フリーランスの方の決算書を拝見していると福利厚生費や交際費に金額が計上されているケースがあります。
なんとなく福利厚生費や交際費としていることがあるようですので整理をしてみます。
福利厚生費とは
福利厚生費というワードを聞いたことがあるフリーランスの方も多いかと思いますが、読んで字のごとく福利厚生のための費用です。
ざっくりとした説明をすると「従業員が快適に仕事を続けられるための支出」となります。
キーワードとしては「従業員」というのがポイントです。
福利厚生費は正社員、従業員やアルバイト・パートのための支出となりますので例えば外注している人や会社に対する支出は該当しません。
漫画家のかたは外注でアシスタントさんに業務を依頼することがありますが、外注アシスタントさんへの福利厚生的な支出はどうでしょうか。
外注アシスタントさんは従業員として雇っているわけではありませんので福利厚生費とすることに対しては慎重になったほうがよいです。
雇用している人であっても福利厚生費としての経費計上には厳しい基準があります。(食費の現金補助支給は3,500円/月まで、それを超える場合は給与として課税など)
もし外注アシスタントさんが遅くまで仕事をしていることについて食費や銭湯の補助をしてあげたいなら、外注費をその分を加味した金額設定することを検討しましょう。
事業専従者がいる場合はどうでしょうか。
例えば家族が事業専従者として仕事をしているフリーランスの場合を考えてみますと、親族としての属性を持っている人が事業専従者になります。
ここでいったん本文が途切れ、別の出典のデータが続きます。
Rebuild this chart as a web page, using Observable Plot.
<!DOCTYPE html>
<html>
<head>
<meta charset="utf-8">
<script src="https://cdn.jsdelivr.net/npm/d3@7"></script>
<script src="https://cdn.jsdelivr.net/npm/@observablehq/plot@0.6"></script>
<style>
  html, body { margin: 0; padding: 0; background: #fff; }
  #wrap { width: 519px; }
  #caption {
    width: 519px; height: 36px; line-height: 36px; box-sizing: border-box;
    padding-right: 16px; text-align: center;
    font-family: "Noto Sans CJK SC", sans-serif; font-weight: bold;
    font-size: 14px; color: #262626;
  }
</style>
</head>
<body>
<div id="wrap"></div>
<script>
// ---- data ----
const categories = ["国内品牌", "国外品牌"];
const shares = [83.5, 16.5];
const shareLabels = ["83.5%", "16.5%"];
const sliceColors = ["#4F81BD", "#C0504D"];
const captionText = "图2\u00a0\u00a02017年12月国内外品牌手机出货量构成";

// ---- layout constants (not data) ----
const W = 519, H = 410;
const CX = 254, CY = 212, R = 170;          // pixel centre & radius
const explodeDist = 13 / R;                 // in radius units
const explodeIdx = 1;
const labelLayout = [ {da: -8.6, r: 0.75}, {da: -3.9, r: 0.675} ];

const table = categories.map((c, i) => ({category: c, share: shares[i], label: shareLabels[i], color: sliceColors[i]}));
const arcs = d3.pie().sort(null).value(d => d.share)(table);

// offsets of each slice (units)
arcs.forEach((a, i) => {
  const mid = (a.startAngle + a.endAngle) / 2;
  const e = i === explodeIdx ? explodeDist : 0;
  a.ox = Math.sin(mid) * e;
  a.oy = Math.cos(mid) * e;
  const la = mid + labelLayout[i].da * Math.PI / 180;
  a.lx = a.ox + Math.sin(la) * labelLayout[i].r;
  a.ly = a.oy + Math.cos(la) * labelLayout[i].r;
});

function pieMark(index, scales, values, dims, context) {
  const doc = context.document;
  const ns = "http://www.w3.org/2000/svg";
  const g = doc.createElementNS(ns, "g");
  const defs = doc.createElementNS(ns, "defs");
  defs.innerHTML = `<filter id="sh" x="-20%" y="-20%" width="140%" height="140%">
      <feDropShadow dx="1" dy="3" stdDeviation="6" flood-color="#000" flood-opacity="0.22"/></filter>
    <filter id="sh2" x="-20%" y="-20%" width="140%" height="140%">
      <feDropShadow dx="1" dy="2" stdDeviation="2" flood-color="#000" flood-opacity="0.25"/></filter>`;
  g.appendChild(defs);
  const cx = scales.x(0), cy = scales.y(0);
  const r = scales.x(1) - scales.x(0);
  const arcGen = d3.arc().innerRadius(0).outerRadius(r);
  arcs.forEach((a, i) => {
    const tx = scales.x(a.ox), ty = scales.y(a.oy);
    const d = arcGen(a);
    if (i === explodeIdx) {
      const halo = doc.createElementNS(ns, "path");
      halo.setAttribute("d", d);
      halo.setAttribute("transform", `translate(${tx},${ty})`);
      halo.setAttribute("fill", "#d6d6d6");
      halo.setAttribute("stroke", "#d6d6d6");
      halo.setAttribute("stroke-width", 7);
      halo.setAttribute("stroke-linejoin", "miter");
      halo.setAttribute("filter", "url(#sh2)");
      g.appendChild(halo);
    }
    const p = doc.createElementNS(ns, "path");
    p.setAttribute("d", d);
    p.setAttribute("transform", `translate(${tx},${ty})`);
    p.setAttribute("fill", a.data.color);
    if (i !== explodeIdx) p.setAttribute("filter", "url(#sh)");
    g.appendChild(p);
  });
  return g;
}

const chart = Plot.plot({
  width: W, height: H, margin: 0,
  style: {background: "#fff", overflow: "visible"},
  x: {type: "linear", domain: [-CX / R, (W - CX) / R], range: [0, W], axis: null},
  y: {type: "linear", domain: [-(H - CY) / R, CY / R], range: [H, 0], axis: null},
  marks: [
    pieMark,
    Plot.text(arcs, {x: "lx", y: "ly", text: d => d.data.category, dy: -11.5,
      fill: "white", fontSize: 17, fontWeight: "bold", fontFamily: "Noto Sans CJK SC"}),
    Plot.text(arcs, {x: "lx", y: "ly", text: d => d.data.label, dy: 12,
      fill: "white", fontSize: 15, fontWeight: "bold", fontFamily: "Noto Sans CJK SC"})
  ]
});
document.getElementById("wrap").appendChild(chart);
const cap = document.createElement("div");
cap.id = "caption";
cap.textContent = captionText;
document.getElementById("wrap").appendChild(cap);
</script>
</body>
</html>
事業専従者は家族、親族であることが前提ですのでその人に対する福利厚生費は従業員のためのものかと聞かれると区別が難しいのではないでしょうか。
従業員がいないひとりで事業をしているフリーランスや、法人の一人社長の場合でも福利厚生費の計上は難しいと考えておきましょう。
福利厚生費は従業員がいる場合を前提としています
交際費の範囲はとても狭い
福利厚生費について確認してみましたがでは交際費はどうでしょうか。
交際費の範囲ですが所得税のルールでは以下のように定められています。
必要経費に算入できる費用は業務と直接関係がある支出とされていて、交際費も例外ではありません。
つまり業務と直接関連していることが求められるということで法人の場合の交際費よりも狭い範囲だと考えられています。
その代わりと言ってはなんですが法人の場合の交際費上限は個人の場合にはありません。
フリーランスの場合の交際費はその支出が直接売り上げに必要だった、と説明できる必要があります。
こう考えるとやはり法人と比べると費用として計上できるものは少ない、範囲が狭いです。
交際費として計上できるものは限定的です
ところで会議費とはどういうもの?
ではここでもうひとつ経費の一つである会議費を確認してみましょう。
会議費とは文字通り会議のための費用で、例えば会議のために場所を借りた場合の支出や、会議打ち合わせのためのペットボトル飲料などが思い浮かびます。
もう少し範囲を広げてみますと、例えばフリーランスの方でカフェや喫茶店で仕事をすることもあるかと思います。
こういった場合のカフェ代はどうでしょうか?
いわゆる場所代と捉えてその支出を会議費とすることは良いと考えています。
ただし場所代ですので飲み物代に限るのが良いと当事務所では考えていてそのようにお客様にもお伝えしています。
テイクアウトはどうかというとただの飲食代じゃないか?と言われても反論しづらいかなと。
場所代のつもりで考えるとシンプルです。
また外でのカフェ代がすべて経費になるかというとそうではなく、前述のとおり仕事に関連しているかが前提です。
よってすべてが経費というわけではもちろんなく、プライベートのものも一定程度混ざっていると考えられます。
これはプライベートのもの、という場合にはそのレシートも取っておくことが望ましいです。
もし税務調査があったときには経費としての判断を問われることがありますが、会議費としてのカフェ代のレシートしか残っていないと、プライベートのものが混じっていないか?と疑われる可能性があります。
もしそうなった場合にはプライベートでのカフェ代のレシートがあると、「分けれています」ということが客観的に見せられるので心証としてはよくなるでしょう。
そんな心証なんかたいしたことないと思われるかもしれませんが調査官も人間ですので、細かいところが丁寧なほうが印象はよくなります。
少しの気遣いではありますが後々効いてくることもありますので外でカフェを利用する頻度が高い場合には検討してみてください。
少し手間ですがレシートを残しておきましょう
まとめ
経費としての勘定科目の選択は利益計算に大きな影響を及ぼしませんが、経費になるものかどうかと勘定科目が適切かどうかは別の問題です。
経費として適切かどうかを丁寧に確認しルール決めしていきましょう。
後で聞かれたときにきちんと説明できる、自分の判断根拠を示せるというのはとても大切です。